Writing as a mode to fight back
“Big Character Poster” –In support of Fighter Yue Xin
In April this year, students in China's Beijing University are fighting for their freedom of speech and rights to know the truth on social media. It all started from an old case 20 years ago.
A promising sophomore girl at Beijing University, named Gao Yan, killed herself in March, 1998, soon after she was sexually violated by one of her respected professors, Shen Yang, who later denied his conduct and slandered her as a lunatic while keeping sexual relationships with other girls. The school authority relied purely on the professor's unilateral story and simply gave him a warning as a punishment based on his “inappropriate relationship with students”. However, this didn't seem to jeopardize Shen's career at all. He went to work at another university and for the following 20 years, he fared well and was promoted to a prestigious position. The poor girl's suffering wouldn't have been known to the public if it were not for the publication of an article on a popular social media platform for people to share their writings, by a woman using her true identity. Inspired by the #MeToo movement in the United States, Li, a former close friend with Gao since middle school through college, reported Gao's unbearable suffering after she was repeatedly violated by Shen in this article, demanding an apology from the professor who had caused her friend's premature death.
The exposure of this 20-year-old case triggered widespread outrage among college students, who were angry at both those professors who abuse their power and the clampdown of information and student reaction on the part of the school authority. It was reported earlier this year that two graduate students chose to kill themselves to escape their advisers’ obsessive control of their life and future development. After the tragedies, the campuses were surveilled by undercover agents and students were not even allowed to organize a memorial for their deceased colleagues, for fear of student uprising, something that the government dreads most and therefore is ready for a clampdown anytime. A group of students at Beijing University were not satisfied with the school’s revelation of it’s treatment of the case and asked for a transparency of the information. But this request was turn down. What’s more, the student leader, Yue Xin, was threatened and grounded at home by her parents, who were “suggested” by the authority to persuade their child. Every thing Yue Xin posted online to question the authority was censored and deleted, including articles in picture format published upside down. This caused a new wave of outrage both online and offline. While online media outlets were gagged for students, they put up hand written posters or “Big Character Poster” (大字报, da zi bao) in the school’s bulletin, declaring their support for Yue Xin. Scared by these bold posters, some schools even installed surveillance cameras facing the bulletins to deter further actions.
The incident triggered by the #MeToo movement helps foreground a group of young fighters. In this war that goes on both online and offline, both parties know the importance of the modes of meaning-making and articulation. Those who can control the modes and the means of distribution win. Needless to say, students are much inferior to a merciless dictatorship in this power struggle. But they are not submissive and ready to admit defeat.
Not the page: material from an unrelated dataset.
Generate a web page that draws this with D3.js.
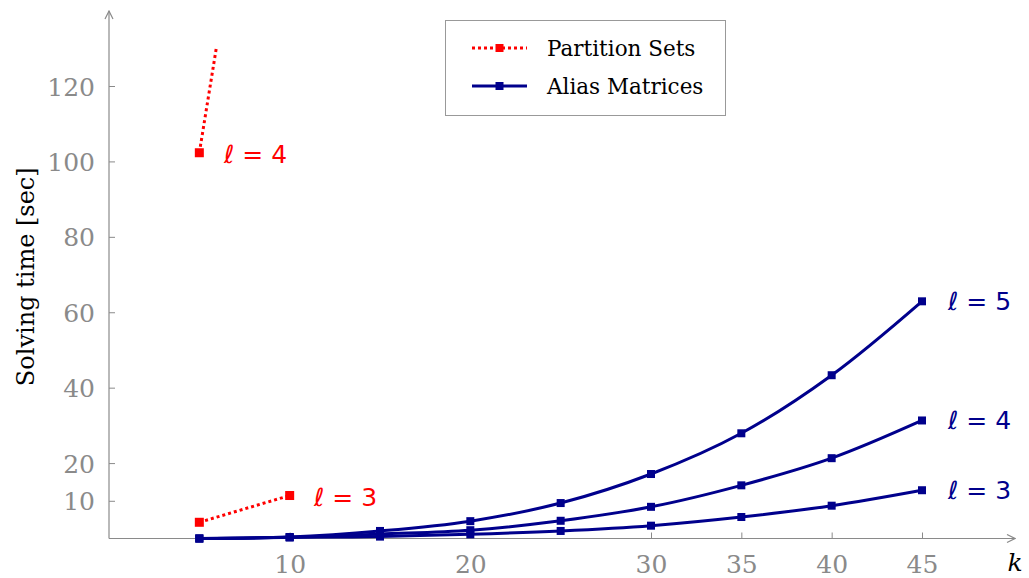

When the online media outlets are blocked and screened, they appealed to a very audacious mode of expression: the “Big Character Poster”. The calligraphy carries the writer’s anger when his/her brush touches the large piece of paper in front of him/her. Contrary to the calligraphy works often displayed at certain places for decoration as a piece of artwork, this piece of work is not used to exhibit manual skills and aesthetic value, but to express the voice of the gagged and downtrodden. Even though it was removed soon after its appearance, the photo of this work, together with the audacity of the writer has gone viral.
With a multimodal perspective that a mode’s meaning-making potential is socially and historically shaped and the meaning-making process is activated in different contexts by a repeated association, the psychological effect of this poster on us can be better interpreted. This poster strikes me and especially those who experienced the so-called “Cultural Revolution”, as powerful and shattering not so much by its content as by the very form it takes. This is because we know that this mode of expression—“Big Character Poster” had once been the very weapon used by the political dictators in the 1960’s to persecute and humiliate those innocent people whom they condemned as “evil capitalists” (see the picture below). We are shocked as well as moved because we have learned the special meaning of this special mode through history. Now, the young fighters are taking up the very weapon once used by the oppressors and fight back. The meaning it sends out has transcended the word itself.
A "Big Character Poster" in Nanjing University in the 1960's
Translation of the title: Single out the capitalist representative Kuang Yaming, beat him to notoriety, beat him to collapse, beat him down.